Gut, mensch zu sein. Klaus Schwertner
Es wird uns alles andere als leichtfallen, wir werden uns gewaltig anstrengen müssen und wir werden lernen, mit Unsicherheiten und Ängsten besser umzugehen, resilienter und widerstandsfähiger zu werden. Die Pandemie ist geradezu ein Lehrstück, um das Leben mit dieser Ungewissheit geduldig zu üben und daraus laufend zu lernen.
Während der Corona-Krise habe ich die für mich überraschende Erfahrung gemacht, dass gerade alte Menschen – also die Hochrisikogruppe Nummer eins – oft gelassener auf das Virus reagierten. Ein hochbetagter Herr aus unserem Pflegewohnhaus in Breitenfurt sagte: „Ich habe in meinem Leben so viele Krisen und sogar Krieg und große Not erlebt, wir werden auch diese Krise überstehen.“ Er verlor eine Angehörige, als in Europa die Spanische Grippe wütete, er überlebte den Zweiten Weltkrieg und er machte die Erfahrung von Entbehrung und bitterer Armut im Österreich der Zwischen- und Nachkriegszeit.
Mit der Pandemie wurde eine globale Bedrohung für viele von uns zum ersten Mal nicht nur als Erkenntnis, sondern auch als simultanes Ereignis und als kollektives Schicksal spürbar. Selten zuvor war uns so bewusst: Wir sitzen alle im selben Boot. Und das ist eine gute Nachricht. Eine Nachricht, die Gutmenschen Hoffnung geben sollte. Und allen anderen im Übrigen unbedingt auch. Vielleicht wird das Jahr 2020 irgendwann in der Zukunft nicht mehr als „Krisenjahr“ beschrieben werden, sondern als ein Jahr der Wende. Als jener Moment in der Geschichte der Menschheit, in der Staaten nach anfänglichen Abschottungstendenzen und nationalstaatlicher Kraftmeierei weltweit begannen, verstärkt zu kooperieren – zuallererst im Kampf gegen die Pandemie, später aber auch im Kampf gegen die Klimakrise und schließlich im gemeinsamen Einsatz für eine Welt ohne Armut und Hunger. Vielleicht wird das Jahr 2020 irgendwann einmal als jenes Jahr gelten, in dem den Menschen weltweit zu dämmern begann, dass sie etwas und sich selbst verändern müssen, um eine gemeinsame und gute Zukunft auf diesem Planeten zu haben. Das ist naiv? Keinesfalls, denn vielleicht werden spätere Generationen über uns einmal sagen, dass wir die Zeichen der Zeiten spät, aber doch noch rechtzeitig erkannt haben, dass das, was uns half, die Pandemie zu besiegen – diese gemeinsame Kraftanstrengung und dieses gemeinsame Engagement –, uns letztlich dabei helfen sollte, der Klimakrise die Stirn zu bieten oder den Hunger in der Welt endlich erfolgreich zu überwinden. Vielleicht werden die aktuellen Krisen irgendwann als jener Punkt in der Geschichte der Menschheit gelten, an dem wir uns grundsätzlicher mit der Frage zu beschäftigen begannen, wie ein gutes Leben in Sicherheit für möglichst alle Menschen auf dieser Welt möglich sein könnte.
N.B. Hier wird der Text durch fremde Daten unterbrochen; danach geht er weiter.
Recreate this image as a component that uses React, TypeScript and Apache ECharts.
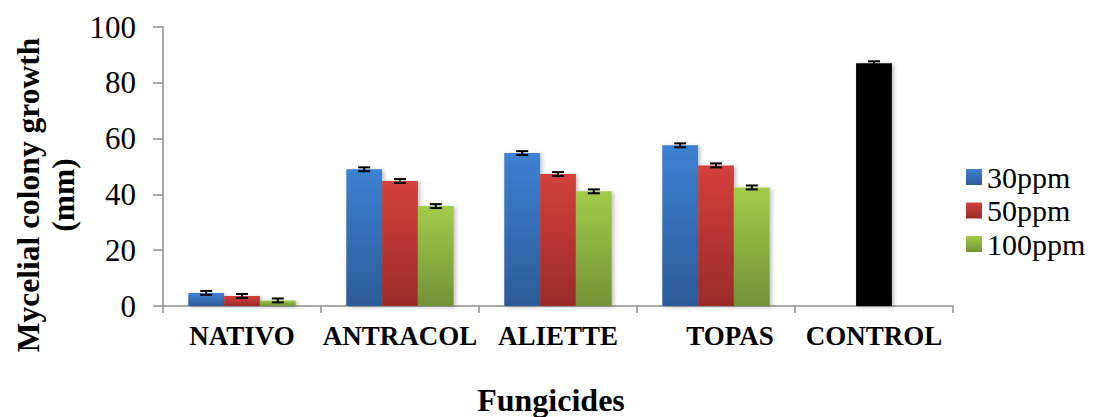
import React, { useEffect, useRef } from "react";
import * as echarts from "echarts";

const categories = ["NATIVO", "ANTRACOL", "ALIETTE", "TOPAS", "CONTROL"];
const seriesNames = ["30ppm", "50ppm", "100ppm"];
const values30: (number | null)[] = [4.7, 49.0, 54.8, 57.6, null];
const values50: (number | null)[] = [3.6, 44.8, 47.3, 50.4, 87.0];
const values100: (number | null)[] = [2.0, 35.8, 41.1, 42.5, null];
const err30: (number | null)[] = [0.7, 0.7, 0.7, 0.7, null];
const err50: (number | null)[] = [0.7, 0.7, 0.7, 0.7, 0.7];
const err100: (number | null)[] = [0.7, 0.7, 0.7, 0.7, null];
const yTicks = [0, 20, 40, 60, 80, 100];

const FONT = "'Liberation Serif', 'Times New Roman', serif";

export default function App() {
  const ref = useRef<HTMLDivElement>(null);
  useEffect(() => {
    if (!ref.current) return;
    const chart = echarts.init(ref.current, undefined, { renderer: "svg" });
    const grad = (a: string, b: string) =>
      new echarts.graphic.LinearGradient(0, 0, 0, 1, [
        { offset: 0, color: a },
        { offset: 1, color: b },
      ]);
    const colors = [
      grad("#3d80d2", "#2c5b99"),
      grad("#d3403c", "#9b2b28"),
      grad("#a3cb4b", "#739236"),
    ];
    const allVals = [values30, values50, values100];
    const allErr = [err30, err50, err100];
    const errData: number[][] = [];
    allVals.forEach((vals, s) => {
      vals.forEach((v, c) => {
        const e = allErr[s][c];
        if (v != null && e != null) errData.push([c, s, v, e]);
      });
    });
    const shadow = {
      shadowBlur: 4,
      shadowColor: "rgba(0,0,0,0.25)",
      shadowOffsetX: 2,
      shadowOffsetY: 1,
    };
    const barSeries = allVals.map((vals, s) => ({
      type: "bar",
      name: seriesNames[s],
      barGap: "0%",
      barCategoryGap: "32%",
      itemStyle: { color: colors[s], ...shadow },
      data: vals.map((v, c) =>
        v == null
          ? "-"
          : c === 4
          ? { value: v, itemStyle: { color: "#000000" } }
          : v
      ),
    }));
    const option: any = {
      animation: false,
      grid: { left: 163, right: 141, top: 27, bottom: 111 },
      legend: {
        orient: "vertical",
        left: 961,
        top: 157,
        icon: "rect",
        itemWidth: 16,
        itemHeight: 16,
        itemGap: 3.5,
        data: seriesNames,
        textStyle: { fontFamily: FONT, fontSize: 30, color: "#000" },
      },
      xAxis: {
        type: "category",
        data: categories,
        axisLine: { lineStyle: { color: "#8c8c8c", width: 1.5 } },
        axisTick: { show: true, length: 7, lineStyle: { color: "#8c8c8c", width: 1.5 } },
        axisLabel: {
          interval: 0,
          margin: 16,
          fontFamily: FONT,
          fontSize: 27,
          fontWeight: "bold",
          color: "#000",
          formatter: (v: string) => (v === "TOPAS" ? "{t|TOPAS}" : v),
          rich: {
            t: {
              fontFamily: FONT,
              fontSize: 27,
              fontWeight: "bold",
              color: "#000",
              padding: [0, 0, 0, 28],
            },
          },
        },
      },
      yAxis: {
        type: "value",
        min: yTicks[0],
        max: yTicks[yTicks.length - 1],
        interval: 20,
        splitLine: { show: false },
        axisLine: { show: true, lineStyle: { color: "#8c8c8c", width: 1.5 } },
        axisTick: { show: true, length: 10, lineStyle: { color: "#8c8c8c", width: 1.5 } },
        axisLabel: {
          margin: 27,
          fontFamily: FONT,
          fontSize: 31,
          color: "#000",
        },
      },
      graphic: [
        {
          type: "text",
          x: 28,
          y: 195,
          rotation: Math.PI / 2,
          style: {
            text: "Mycelial colony growth",
            fontFamily: FONT,
            fontSize: 31.5,
            fontWeight: "bold",
            fill: "#000",
            textAlign: "center",
            textVerticalAlign: "middle",
          },
        },
        {
          type: "text",
          x: 63,
          y: 195,
          rotation: Math.PI / 2,
          style: {
            text: "(mm)",
            fontFamily: FONT,
            fontSize: 31.5,
            fontWeight: "bold",
            fill: "#000",
            textAlign: "center",
            textVerticalAlign: "middle",
          },
        },
        {
          type: "text",
          x: 551,
          y: 400,
          style: {
            text: "Fungicides",
            fontFamily: FONT,
            fontSize: 32,
            fontWeight: "bold",
            fill: "#000",
            textAlign: "center",
            textVerticalAlign: "middle",
          },
        },
      ],
      series: [
        ...barSeries,
        {
          type: "custom",
          name: "err",
          z: 10,
          data: errData,
          renderItem: (params: any, api: any) => {
            const c = api.value(0);
            const s = api.value(1);
            const v = api.value(2);
            const e = api.value(3);
            const band = api.size([1, 0])[0];
            const bw = (band * 0.68) / 3;
            const center = api.coord([c, v]);
            const x = center[0] + (s - 1) * bw;
            const yHi = api.coord([c, v + e])[1];
            const yLo = api.coord([c, v - e])[1];
            const half = 6;
            const st = { stroke: "#000", lineWidth: 2 };
            return {
              type: "group",
              children: [
                { type: "line", shape: { x1: x, y1: yHi, x2: x, y2: yLo }, style: st },
                { type: "line", shape: { x1: x - half, y1: yHi, x2: x + half, y2: yHi }, style: st },
                { type: "line", shape: { x1: x - half, y1: yLo, x2: x + half, y2: yLo }, style: st },
              ],
            };
          },
        },
      ],
    };
    chart.setOption(option);
    return () => chart.dispose();
  }, []);
  return (
    <div
      ref={ref}
      style={{ position: "fixed", left: 0, top: 0, width: 1094, height: 417, background: "#fff" }}
    />
  );
}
Ob das tatsächlich so sein wird, weiß ich nicht. Aber ich bin überzeugt: Das Gerede vom „nahen Ende“ ist was für Anfänger. Wenn das Unvorstellbare in den vergangenen Jahren in so kurzer Zeit plötzlich Wirklichkeit werden konnte, dann kann auch das Gegenteil davon in den nächsten fünf Jahren in die Welt kommen. Wo Dystopie möglich ist, ist auch Raum für Traum und Utopie – und Raum für Menschen, die jeden Tag daran arbeiten, diese Träume Wirklichkeit werden zu lassen.